Monday, July 5, 2010

M. Night and The Last Airbender

      This Post was written 1 week prior to The Last Airbender being released in theaters

        Two years ago when I was first introduced to Avatar: The Last Air Bender, I was skeptical. At first glance it seemed like just another children’s cartoon on Nickelodeon. But after just a few episodes I was hooked. The writing was clever, the animation was great, the story was very innovative, and the fusion of actual martial arts with the elemental “bending”was seamless. I immediately went out and bought the 2nd and final seasons and finished them within weeks. So you can imagine my excitement when I heard that the show had been optioned for a movie. My excitement quickly faded back to skepticism when I saw who was to direct the movie. M. Night Shyamalan.
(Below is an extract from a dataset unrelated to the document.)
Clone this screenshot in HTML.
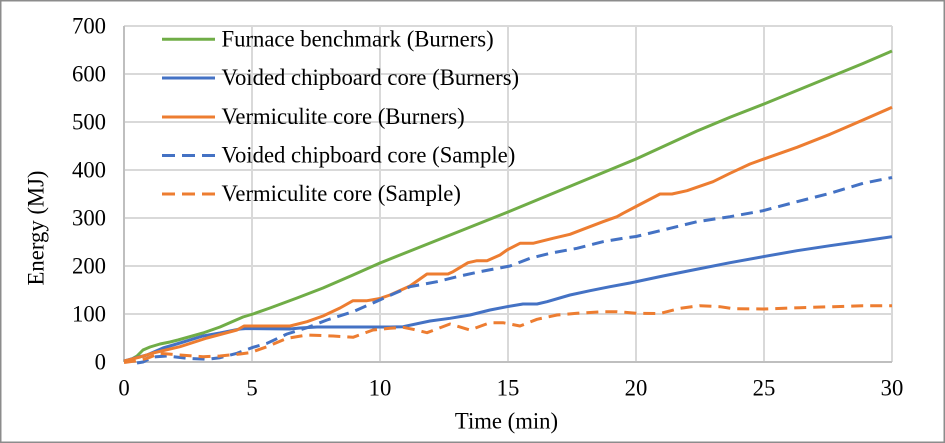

      Shyamalan’s first film The Sixth Sense was great. It was frightening, it had great suspense, it was well acted, and had a twist that belongs up there with The Usual Suspects "Keyser Söze" reveal. Since then M. Night’s movies have taken a steady downward trend. Signs I enjoyed, it offered some good suspense and some truly frightening moments, Unbreakable I initially did not like, however after seeing it a few more times I grew to appreciate the movie. The Village I was excited for, unfortunately it failed to deliver.  The story was intriguing at first but quickly became nonsensical, culminating in a twist that left me feeling cheated. Lady in the Water was a  poor departure from Shyamalan's usual formula, aside from some interesting visuals, the film fell flat.  Shyamalan’s latest installment, The Happening, remains one of the worst movies to date that I have ever seen. I will not even begin to describe all of the faults in this film, but after watching it, I had a decent idea of why all of the characters were inexplicably killing themselves as I felt a strong urge to shove something sharp into my throat rather than finish the movie.

      Why Shyamalan was selected to direct the film adaptation of Avatar, I do not know. But I am hoping that it will be the movie to re-establish him as a visionary young director, and not proof that his first couple films were nothing more than happy accidents.